Phillies 6, Braves 1: Rhys Hoskins didn’t homer — is he OK? Can someone check on him? — but he did go 2-for-4 with a double and an RBI. Cameron Rupp hit a solo homer and drew a bases-loaded walk. The Phillies beat the Braves again. They have beaten the Braves in 12 of 14 games this year including all eight played in Philly.

Red Sox 6, Blue Jays 5: Christian Vazquez had four hits, including a two-run home run, Eduardo Nunez added a solo shot and the Red Sox broke their four-game losing streak. But I don’t wanna talk about that. I wanna talk about how Kevin Pillar is just a stupidly, ridiculously good center fielder:

Straight line path to that ball, full spring plus the extension. Just preposterous.

Cubs 6, Pirates 1: Mike Montgomery shut the Pirates out through seven innings, allowing his only run of the game via a solo homer to the first man he faced in the eighth. The Cubs were already up 5-0 by the time that happened, however, thanks in part to Montgomery, who reached on an infield single and later scored. Montgomery has allowed one run over 13 innings in his last two starts. He’ll probably be sent back to the pen when Jon Lester gets healthy, but the Cubs do have an option if they don’t like the look of their rotation heading down the stretch and into the playoffs.

Rays 12, Royals 0: The Royals have now been shut out for four straight games and for 43 straight innings, stretching back to the second inning of their game against the Rockies last Thursday. If Alex Cobb can shut them out for the first five innings tonight Kansas City will break a record currently held by the 1968 Chicago Cubs and the 1906 Philadelphia Athletics. As for this one, it was Austin Pruitt, who shut them out one one hit for six innings, and Matt Andriese who shut them out for three innings on a single hit as well. Offensively, the Rays were led by Logan Morrison who hit a three-run homer and doubled in a fourth. Lucas Duda hit a three-run shot. The Greater Kansas City Area hasn’t seen an annihilation like this since November 20, 1983.

Tigers 4, Rockies 3Nicholas Castellanos hit a two-run triple and an RBI single on his 3-for-4 night and Brad Ausmus deployed six pitchers to win a close game. Miguel Cabrera left the game in the fifth with a bad back. He’s had a bad back all year, really, and I suspect it’s that, as opposed to natural decline, that has led to his disappointing season. Of course bad backs are probably a pretty big part of a lot of players’ natural decline, so perhaps the distinction is without difference.

Angels 3, Athletics 1Andrew Heaney allowed one run on only two hits while striking out ten over six and the Angels mustered just enough offense on a night where the slumping Mike Trout — who is 0-for-his-last-17 — was scratched with a stiff neck.

Giants 3, Padres 0Jeff Samardzija tossed a three-hit shutout, striking out five.
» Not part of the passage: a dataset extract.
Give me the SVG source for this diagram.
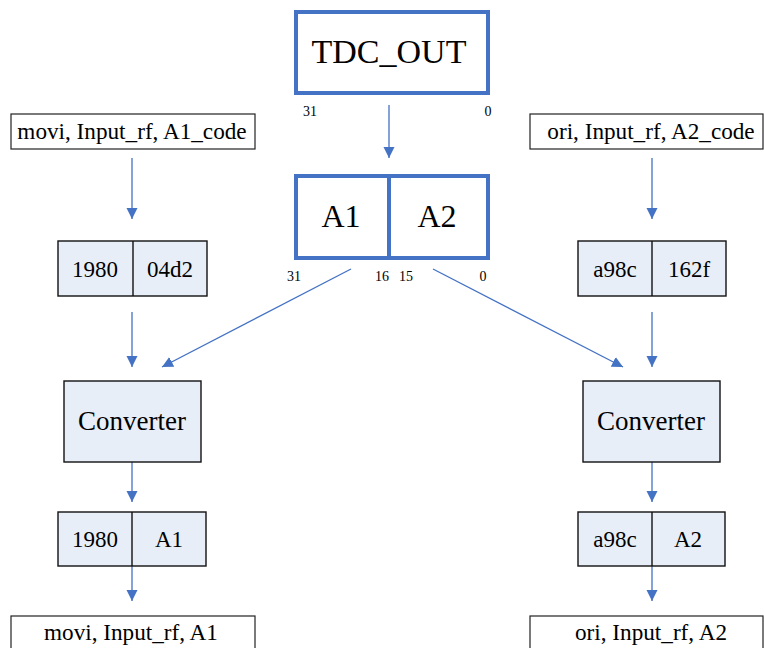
<svg xmlns="http://www.w3.org/2000/svg" width="764" height="648" viewBox="0 0 764 648">
  <defs>
    <marker id="arrow" markerUnits="userSpaceOnUse" markerWidth="12" markerHeight="12" viewBox="0 0 12 12" refX="11" refY="6" orient="auto">
      <path d="M0,0.5 L11,6 L0,11.5 Z" fill="#4472C4"/>
    </marker>
    <style>
      text { fill: #000; text-anchor: middle; }
      .reg { fill: #fff; stroke: #4472C4; stroke-width: 4; }
      .io { fill: #fff; stroke: #222; stroke-width: 1.2; }
      .cell { fill: #E8EEF8; stroke: #111; stroke-width: 1.4; }
      .conn { stroke: #4472C4; stroke-width: 1.3; fill: none; marker-end: url(#arrow); }
      .big { font-size: 34px; }
      .mid { font-size: 32px; }
      .io-t { font-size: 23.2px; }
      .cell-t { font-size: 23px; }
      .conv-t { font-size: 27px; }
      .bit { font-size: 14px; }
    </style>
  </defs>

  <rect width="764" height="648" fill="#fff"/>

  <!-- connectors -->
  <g id="connectors">
    <line class="conn" x1="389" y1="105" x2="389" y2="158"/>
    <line class="conn" x1="351" y1="269" x2="162" y2="367"/>
    <line class="conn" x1="433" y1="269" x2="623" y2="367"/>
    <line class="conn" x1="132" y1="158" x2="132" y2="219"/>
    <line class="conn" x1="652" y1="158" x2="652" y2="219"/>
    <line class="conn" x1="132" y1="312" x2="132" y2="367"/>
    <line class="conn" x1="652" y1="312" x2="652" y2="367"/>
    <line class="conn" x1="132" y1="462" x2="132" y2="502"/>
    <line class="conn" x1="652" y1="462" x2="652" y2="502"/>
    <line class="conn" x1="132" y1="566" x2="132" y2="601"/>
    <line class="conn" x1="652" y1="566" x2="652" y2="601"/>
  </g>

  <g font-family="'Liberation Serif', 'Times New Roman', 'DejaVu Serif', serif">
  <!-- 32-bit output register -->
  <g id="tdc_out">
    <rect class="reg" x="296" y="12" width="192" height="81"/>
    <text class="big" x="389" y="63">TDC_OUT</text>
    <text class="bit" x="310" y="116">31</text>
    <text class="bit" x="488" y="116">0</text>
  </g>

  <!-- register split into two halves -->
  <g id="split">
    <rect class="reg" x="296" y="176" width="192" height="82"/>
    <line x1="389" y1="176" x2="389" y2="258" stroke="#4472C4" stroke-width="4"/>
    <text class="mid" x="341" y="227">A1</text>
    <text class="mid" x="437" y="227">A2</text>
    <text class="bit" x="294" y="281">31</text>
    <text class="bit" x="382" y="281">16</text>
    <text class="bit" x="406" y="281">15</text>
    <text class="bit" x="483" y="281">0</text>
  </g>

  <!-- left chain -->
  <g id="in_left">
    <rect class="io" x="11" y="114" width="244" height="35"/>
    <text class="io-t" x="132" y="139">movi, Input_rf, A1_code</text>
  </g>
  <g id="code_left">
    <rect class="cell" x="58" y="241" width="149" height="55"/>
    <line x1="133" y1="241" x2="133" y2="296" stroke="#111" stroke-width="1.4"/>
    <text class="cell-t" x="95" y="277">1980</text>
    <text class="cell-t" x="170" y="277">04d2</text>
  </g>
  <g id="conv_left">
    <rect class="cell" x="64" y="381" width="137" height="81"/>
    <text class="conv-t" x="132" y="430">Converter</text>
  </g>
  <g id="result_left">
    <rect class="cell" x="58" y="512" width="148" height="54"/>
    <line x1="132" y1="512" x2="132" y2="566" stroke="#111" stroke-width="1.4"/>
    <text class="cell-t" x="95" y="547">1980</text>
    <text class="cell-t" x="169" y="547">A1</text>
  </g>
  <g id="out_left">
    <rect class="io" x="11" y="616" width="244" height="40"/>
    <text class="io-t" x="131" y="640">movi, Input_rf, A1</text>
  </g>

  <!-- right chain -->
  <g id="in_right">
    <rect class="io" x="530" y="114" width="233" height="35"/>
    <text class="io-t" x="651" y="139">ori, Input_rf, A2_code</text>
  </g>
  <g id="code_right">
    <rect class="cell" x="578" y="241" width="148" height="55"/>
    <line x1="652" y1="241" x2="652" y2="296" stroke="#111" stroke-width="1.4"/>
    <text class="cell-t" x="615" y="277">a98c</text>
    <text class="cell-t" x="689" y="277">162f</text>
  </g>
  <g id="conv_right">
    <rect class="cell" x="583" y="381" width="137" height="81"/>
    <text class="conv-t" x="651" y="430">Converter</text>
  </g>
  <g id="result_right">
    <rect class="cell" x="578" y="512" width="147" height="54"/>
    <line x1="652" y1="512" x2="652" y2="566" stroke="#111" stroke-width="1.4"/>
    <text class="cell-t" x="615" y="547">a98c</text>
    <text class="cell-t" x="688" y="547">A2</text>
  </g>
  <g id="out_right">
    <rect class="io" x="530" y="616" width="233" height="40"/>
    <text class="io-t" x="651" y="640">ori, Input_rf, A2</text>
  </g>
  </g>
</svg>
All three hits were infield singles. Brandon Crawford hit a solo homer. Joe Panik hit a two-run homer, scoring Crawford. So, like, three dudes beat the Padres.

By the way, the Associated Press game story refers to Samardzija as “the former Notre Dame wide receiver.” Which, yes, is true, but I question whether now, as he is close to completing his tenth big league season, is really necessary anymore. Unless, of course, “odd thing a person did in college” is now a necessary identifier. It’d be kind of cool if it was. That way people could refer to me as “Craig Calcaterra, the former Ohio State University Bookstore employee, who sold Apple Newtons to people at the electronics counter, claiming that they were AMAZING, when they were really overpriced trash . . . ”

Actually, yes, please refer to me that way going forward. It’s probably my greatest professional accomplishment. Imagine: convincing someone to buy an Apple Newton!